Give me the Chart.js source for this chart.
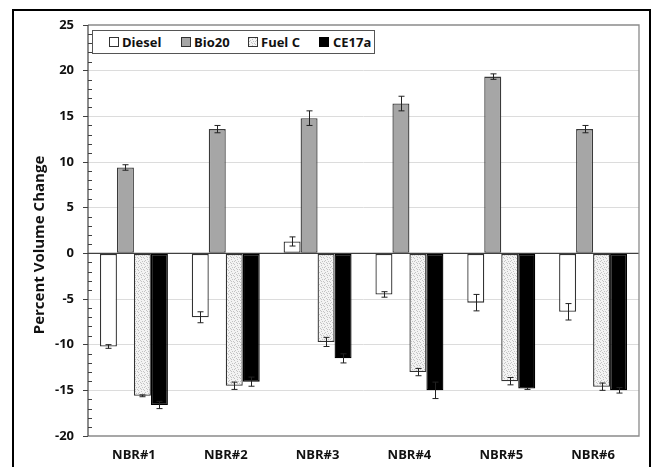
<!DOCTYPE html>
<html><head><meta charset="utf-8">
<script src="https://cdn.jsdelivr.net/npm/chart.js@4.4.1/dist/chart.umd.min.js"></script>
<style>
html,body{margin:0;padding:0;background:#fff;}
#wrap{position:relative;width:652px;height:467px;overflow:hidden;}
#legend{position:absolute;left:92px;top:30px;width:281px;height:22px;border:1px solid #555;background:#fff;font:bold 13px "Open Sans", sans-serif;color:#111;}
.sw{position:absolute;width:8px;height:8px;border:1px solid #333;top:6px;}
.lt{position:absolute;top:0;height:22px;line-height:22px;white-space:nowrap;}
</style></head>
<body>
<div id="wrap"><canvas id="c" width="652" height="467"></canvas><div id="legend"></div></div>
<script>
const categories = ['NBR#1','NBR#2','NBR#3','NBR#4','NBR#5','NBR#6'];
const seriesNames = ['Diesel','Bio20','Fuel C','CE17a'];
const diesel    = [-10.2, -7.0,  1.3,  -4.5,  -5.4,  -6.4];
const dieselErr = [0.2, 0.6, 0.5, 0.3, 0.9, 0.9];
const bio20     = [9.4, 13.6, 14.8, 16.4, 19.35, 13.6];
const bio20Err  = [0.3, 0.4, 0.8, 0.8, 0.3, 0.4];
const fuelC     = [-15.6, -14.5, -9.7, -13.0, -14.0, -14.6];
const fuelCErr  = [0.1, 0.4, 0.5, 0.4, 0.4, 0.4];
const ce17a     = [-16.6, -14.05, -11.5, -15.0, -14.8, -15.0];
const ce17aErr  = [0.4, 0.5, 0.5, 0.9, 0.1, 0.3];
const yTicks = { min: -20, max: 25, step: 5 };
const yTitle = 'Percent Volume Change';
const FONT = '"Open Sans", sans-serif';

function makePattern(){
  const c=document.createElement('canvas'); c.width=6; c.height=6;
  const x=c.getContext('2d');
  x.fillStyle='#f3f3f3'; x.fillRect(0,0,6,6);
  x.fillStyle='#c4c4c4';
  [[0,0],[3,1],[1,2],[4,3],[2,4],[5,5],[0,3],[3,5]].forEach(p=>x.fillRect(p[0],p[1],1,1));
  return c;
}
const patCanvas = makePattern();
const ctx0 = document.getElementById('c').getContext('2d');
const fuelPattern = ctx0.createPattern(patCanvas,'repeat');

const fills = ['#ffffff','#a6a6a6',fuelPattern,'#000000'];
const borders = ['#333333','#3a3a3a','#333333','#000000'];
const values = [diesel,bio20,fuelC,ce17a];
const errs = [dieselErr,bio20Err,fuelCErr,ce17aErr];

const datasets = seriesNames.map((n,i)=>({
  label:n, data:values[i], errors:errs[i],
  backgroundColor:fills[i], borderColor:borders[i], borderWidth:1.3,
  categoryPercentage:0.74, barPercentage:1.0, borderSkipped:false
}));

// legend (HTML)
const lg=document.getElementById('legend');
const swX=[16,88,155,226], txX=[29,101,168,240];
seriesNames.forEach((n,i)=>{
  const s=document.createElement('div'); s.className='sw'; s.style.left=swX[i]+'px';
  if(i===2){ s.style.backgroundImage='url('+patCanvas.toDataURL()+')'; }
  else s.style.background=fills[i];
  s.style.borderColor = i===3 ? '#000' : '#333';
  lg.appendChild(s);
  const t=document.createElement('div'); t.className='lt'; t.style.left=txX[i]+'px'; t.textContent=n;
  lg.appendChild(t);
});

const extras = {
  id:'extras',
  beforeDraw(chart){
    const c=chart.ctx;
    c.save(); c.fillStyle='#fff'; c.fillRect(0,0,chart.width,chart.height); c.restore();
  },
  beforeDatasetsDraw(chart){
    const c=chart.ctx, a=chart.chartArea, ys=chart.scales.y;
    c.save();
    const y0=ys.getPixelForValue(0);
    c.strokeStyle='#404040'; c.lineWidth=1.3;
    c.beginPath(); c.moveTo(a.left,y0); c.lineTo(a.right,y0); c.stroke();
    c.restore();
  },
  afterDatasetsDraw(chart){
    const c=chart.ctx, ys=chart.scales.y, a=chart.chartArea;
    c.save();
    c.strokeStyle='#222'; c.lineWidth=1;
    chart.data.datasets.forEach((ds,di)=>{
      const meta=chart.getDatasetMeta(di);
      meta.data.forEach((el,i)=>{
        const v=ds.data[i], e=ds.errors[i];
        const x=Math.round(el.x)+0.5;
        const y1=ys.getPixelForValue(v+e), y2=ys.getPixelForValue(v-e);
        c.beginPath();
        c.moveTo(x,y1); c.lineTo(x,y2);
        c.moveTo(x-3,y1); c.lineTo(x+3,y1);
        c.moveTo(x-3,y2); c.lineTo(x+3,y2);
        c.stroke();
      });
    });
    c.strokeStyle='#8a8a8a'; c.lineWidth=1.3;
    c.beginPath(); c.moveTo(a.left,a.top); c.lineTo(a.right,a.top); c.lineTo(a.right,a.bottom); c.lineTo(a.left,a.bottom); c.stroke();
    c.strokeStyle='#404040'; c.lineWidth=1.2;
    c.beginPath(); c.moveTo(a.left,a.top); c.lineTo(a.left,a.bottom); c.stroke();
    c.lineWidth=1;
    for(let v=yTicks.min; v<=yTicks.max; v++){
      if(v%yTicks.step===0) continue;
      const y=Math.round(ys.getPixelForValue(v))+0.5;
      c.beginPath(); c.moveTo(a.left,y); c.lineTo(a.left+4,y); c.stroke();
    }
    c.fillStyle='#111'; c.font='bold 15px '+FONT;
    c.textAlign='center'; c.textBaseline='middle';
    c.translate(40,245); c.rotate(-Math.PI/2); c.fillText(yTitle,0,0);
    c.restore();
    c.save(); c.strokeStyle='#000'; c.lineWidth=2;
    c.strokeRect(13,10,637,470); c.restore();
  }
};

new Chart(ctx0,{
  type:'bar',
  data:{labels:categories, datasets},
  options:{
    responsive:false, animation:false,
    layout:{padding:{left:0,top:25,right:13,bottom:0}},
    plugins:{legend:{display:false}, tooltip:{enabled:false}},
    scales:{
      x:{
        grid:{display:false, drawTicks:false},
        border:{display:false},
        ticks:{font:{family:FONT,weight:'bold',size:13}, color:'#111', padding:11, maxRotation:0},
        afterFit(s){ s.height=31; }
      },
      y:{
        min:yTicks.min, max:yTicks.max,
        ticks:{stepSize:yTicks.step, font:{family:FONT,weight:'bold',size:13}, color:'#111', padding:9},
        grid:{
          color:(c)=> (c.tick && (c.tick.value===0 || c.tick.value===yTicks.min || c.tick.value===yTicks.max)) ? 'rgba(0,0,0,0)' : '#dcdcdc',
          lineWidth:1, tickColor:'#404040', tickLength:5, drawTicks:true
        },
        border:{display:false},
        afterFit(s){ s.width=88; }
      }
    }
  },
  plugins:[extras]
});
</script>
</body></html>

============================================================

Copy out the whole listing exactly, and don't carry over any pictures.

EXERCISE RESPONSE:
Give me the Chart.js source for this chart.
<!DOCTYPE html>
<html><head><meta charset="utf-8">
<script src="https://cdn.jsdelivr.net/npm/chart.js@4.4.1/dist/chart.umd.min.js"></script>
<style>
html,body{margin:0;padding:0;background:#fff;}
#wrap{position:relative;width:652px;height:467px;overflow:hidden;}
#legend{position:absolute;left:92px;top:30px;width:281px;height:22px;border:1px solid #555;background:#fff;font:bold 13px "Open Sans", sans-serif;color:#111;}
.sw{position:absolute;width:8px;height:8px;border:1px solid #333;top:6px;}
.lt{position:absolute;top:0;height:22px;line-height:22px;white-space:nowrap;}
</style></head>
<body>
<div id="wrap"><canvas id="c" width="652" height="467"></canvas><div id="legend"></div></div>
<script>
const categories = ['NBR#1','NBR#2','NBR#3','NBR#4','NBR#5','NBR#6'];
const seriesNames = ['Diesel','Bio20','Fuel C','CE17a'];
const diesel    = [-10.2, -7.0,  1.3,  -4.5,  -5.4,  -6.4];
const dieselErr = [0.2, 0.6, 0.5, 0.3, 0.9, 0.9];
const bio20     = [9.4, 13.6, 14.8, 16.4, 19.35, 13.6];
const bio20Err  = [0.3, 0.4, 0.8, 0.8, 0.3, 0.4];
const fuelC     = [-15.6, -14.5, -9.7, -13.0, -14.0, -14.6];
const fuelCErr  = [0.1, 0.4, 0.5, 0.4, 0.4, 0.4];
const ce17a     = [-16.6, -14.05, -11.5, -15.0, -14.8, -15.0];
const ce17aErr  = [0.4, 0.5, 0.5, 0.9, 0.1, 0.3];
const yTicks = { min: -20, max: 25, step: 5 };
const yTitle = 'Percent Volume Change';
const FONT = '"Open Sans", sans-serif';

function makePattern(){
  const c=document.createElement('canvas'); c.width=6; c.height=6;
  const x=c.getContext('2d');
  x.fillStyle='#f3f3f3'; x.fillRect(0,0,6,6);
  x.fillStyle='#c4c4c4';
  [[0,0],[3,1],[1,2],[4,3],[2,4],[5,5],[0,3],[3,5]].forEach(p=>x.fillRect(p[0],p[1],1,1));
  return c;
}
const patCanvas = makePattern();
const ctx0 = document.getElementById('c').getContext('2d');
const fuelPattern = ctx0.createPattern(patCanvas,'repeat');

const fills = ['#ffffff','#a6a6a6',fuelPattern,'#000000'];
const borders = ['#333333','#3a3a3a','#333333','#000000'];
const values = [diesel,bio20,fuelC,ce17a];
const errs = [dieselErr,bio20Err,fuelCErr,ce17aErr];

const datasets = seriesNames.map((n,i)=>({
  label:n, data:values[i], errors:errs[i],
  backgroundColor:fills[i], borderColor:borders[i], borderWidth:1.3,
  categoryPercentage:0.74, barPercentage:1.0, borderSkipped:false
}));

// legend (HTML)
const lg=document.getElementById('legend');
const swX=[16,88,155,226], txX=[29,101,168,240];
seriesNames.forEach((n,i)=>{
  const s=document.createElement('div'); s.className='sw'; s.style.left=swX[i]+'px';
  if(i===2){ s.style.backgroundImage='url('+patCanvas.toDataURL()+')'; }
  else s.style.background=fills[i];
  s.style.borderColor = i===3 ? '#000' : '#333';
  lg.appendChild(s);
  const t=document.createElement('div'); t.className='lt'; t.style.left=txX[i]+'px'; t.textContent=n;
  lg.appendChild(t);
});

const extras = {
  id:'extras',
  beforeDraw(chart){
    const c=chart.ctx;
    c.save(); c.fillStyle='#fff'; c.fillRect(0,0,chart.width,chart.height); c.restore();
  },
  beforeDatasetsDraw(chart){
    const c=chart.ctx, a=chart.chartArea, ys=chart.scales.y;
    c.save();
    const y0=ys.getPixelForValue(0);
    c.strokeStyle='#404040'; c.lineWidth=1.3;
    c.beginPath(); c.moveTo(a.left,y0); c.lineTo(a.right,y0); c.stroke();
    c.restore();
  },
  afterDatasetsDraw(chart){
    const c=chart.ctx, ys=chart.scales.y, a=chart.chartArea;
    c.save();
    c.strokeStyle='#222'; c.lineWidth=1;
    chart.data.datasets.forEach((ds,di)=>{
      const meta=chart.getDatasetMeta(di);
      meta.data.forEach((el,i)=>{
        const v=ds.data[i], e=ds.errors[i];
        const x=Math.round(el.x)+0.5;
        const y1=ys.getPixelForValue(v+e), y2=ys.getPixelForValue(v-e);
        c.beginPath();
        c.moveTo(x,y1); c.lineTo(x,y2);
        c.moveTo(x-3,y1); c.lineTo(x+3,y1);
        c.moveTo(x-3,y2); c.lineTo(x+3,y2);
        c.stroke();
      });
    });
    c.strokeStyle='#8a8a8a'; c.lineWidth=1.3;
    c.beginPath(); c.moveTo(a.left,a.top); c.lineTo(a.right,a.top); c.lineTo(a.right,a.bottom); c.lineTo(a.left,a.bottom); c.stroke();
    c.strokeStyle='#404040'; c.lineWidth=1.2;
    c.beginPath(); c.moveTo(a.left,a.top); c.lineTo(a.left,a.bottom); c.stroke();
    c.lineWidth=1;
    for(let v=yTicks.min; v<=yTicks.max; v++){
      if(v%yTicks.step===0) continue;
      const y=Math.round(ys.getPixelForValue(v))+0.5;
      c.beginPath(); c.moveTo(a.left,y); c.lineTo(a.left+4,y); c.stroke();
    }
    c.fillStyle='#111'; c.font='bold 15px '+FONT;
    c.textAlign='center'; c.textBaseline='middle';
    c.translate(40,245); c.rotate(-Math.PI/2); c.fillText(yTitle,0,0);
    c.restore();
    c.save(); c.strokeStyle='#000'; c.lineWidth=2;
    c.strokeRect(13,10,637,470); c.restore();
  }
};

new Chart(ctx0,{
  type:'bar',
  data:{labels:categories, datasets},
  options:{
    responsive:false, animation:false,
    layout:{padding:{left:0,top:25,right:13,bottom:0}},
    plugins:{legend:{display:false}, tooltip:{enabled:false}},
    scales:{
      x:{
        grid:{display:false, drawTicks:false},
        border:{display:false},
        ticks:{font:{family:FONT,weight:'bold',size:13}, color:'#111', padding:11, maxRotation:0},
        afterFit(s){ s.height=31; }
      },
      y:{
        min:yTicks.min, max:yTicks.max,
        ticks:{stepSize:yTicks.step, font:{family:FONT,weight:'bold',size:13}, color:'#111', padding:9},
        grid:{
          color:(c)=> (c.tick && (c.tick.value===0 || c.tick.value===yTicks.min || c.tick.value===yTicks.max)) ? 'rgba(0,0,0,0)' : '#dcdcdc',
          lineWidth:1, tickColor:'#404040', tickLength:5, drawTicks:true
        },
        border:{display:false},
        afterFit(s){ s.width=88; }
      }
    }
  },
  plugins:[extras]
});
</script>
</body></html>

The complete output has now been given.